EXERCISE PROMPT :: Go through the material below and copy all lines with "matplotlib".

--- START PROVIDED MATERIAL ---

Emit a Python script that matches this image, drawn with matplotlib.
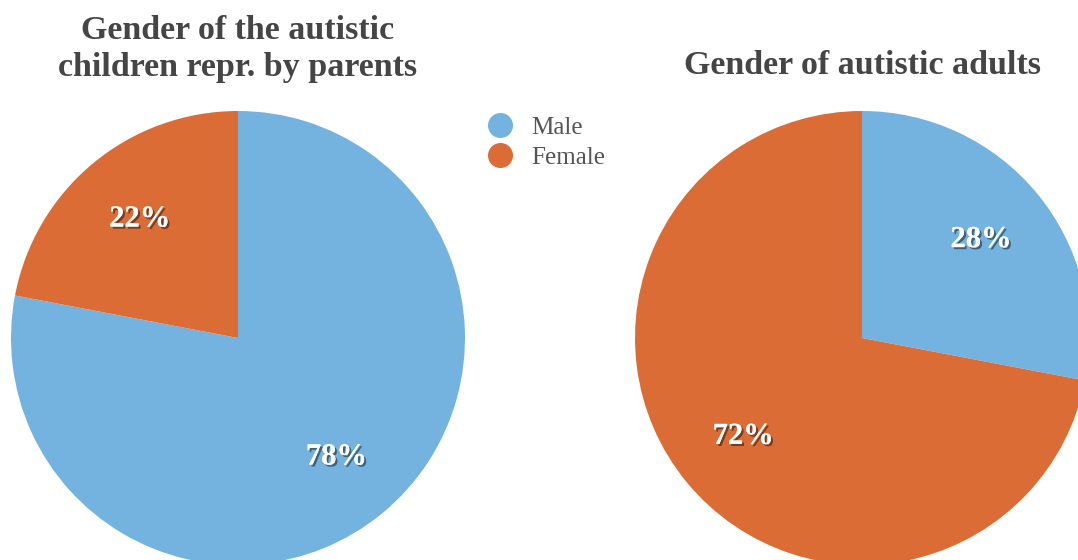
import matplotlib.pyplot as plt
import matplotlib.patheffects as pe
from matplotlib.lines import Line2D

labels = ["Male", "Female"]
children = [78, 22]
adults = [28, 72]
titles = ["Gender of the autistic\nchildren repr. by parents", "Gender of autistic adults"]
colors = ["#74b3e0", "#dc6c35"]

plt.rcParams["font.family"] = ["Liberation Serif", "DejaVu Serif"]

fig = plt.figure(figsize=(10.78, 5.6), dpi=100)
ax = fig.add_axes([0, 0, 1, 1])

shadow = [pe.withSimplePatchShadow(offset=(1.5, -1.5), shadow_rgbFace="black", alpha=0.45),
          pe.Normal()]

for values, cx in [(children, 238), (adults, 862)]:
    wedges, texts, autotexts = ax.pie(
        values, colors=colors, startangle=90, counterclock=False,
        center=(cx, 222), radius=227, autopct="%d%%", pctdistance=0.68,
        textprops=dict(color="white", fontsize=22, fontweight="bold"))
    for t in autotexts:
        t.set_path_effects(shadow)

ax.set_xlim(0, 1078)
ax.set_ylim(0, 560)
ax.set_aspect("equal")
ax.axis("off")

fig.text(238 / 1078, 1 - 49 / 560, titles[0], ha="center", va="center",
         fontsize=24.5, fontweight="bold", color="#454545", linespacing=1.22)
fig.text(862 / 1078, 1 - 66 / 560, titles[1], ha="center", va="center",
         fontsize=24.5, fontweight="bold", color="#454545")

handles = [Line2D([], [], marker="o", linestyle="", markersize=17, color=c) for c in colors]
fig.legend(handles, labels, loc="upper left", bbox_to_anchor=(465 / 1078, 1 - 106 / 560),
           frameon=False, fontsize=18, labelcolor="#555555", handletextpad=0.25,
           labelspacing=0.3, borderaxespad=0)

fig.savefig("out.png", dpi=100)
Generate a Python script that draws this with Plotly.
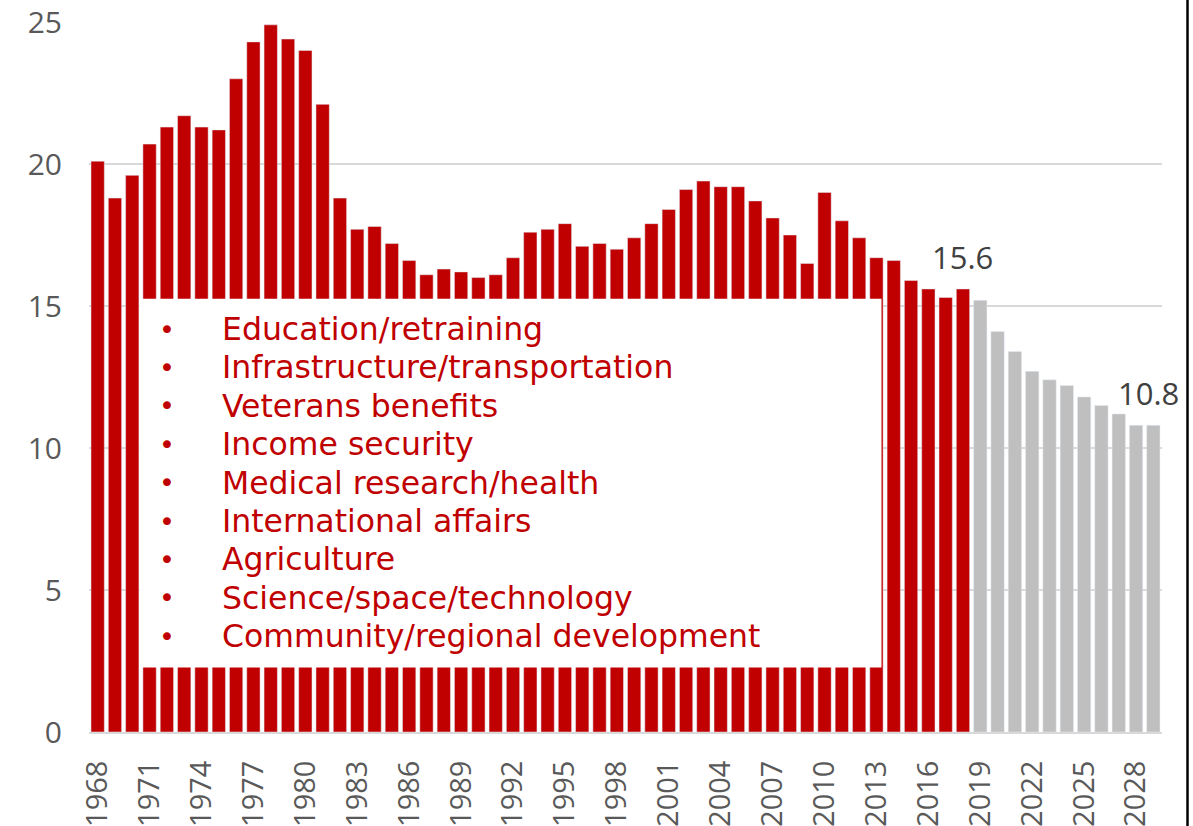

--- END PROVIDED MATERIAL ---

RESPONSE TO THIS TASK ::
Emit a Python script that matches this image, drawn with matplotlib.
import matplotlib.pyplot as plt
import matplotlib.patheffects as pe
from matplotlib.lines import Line2D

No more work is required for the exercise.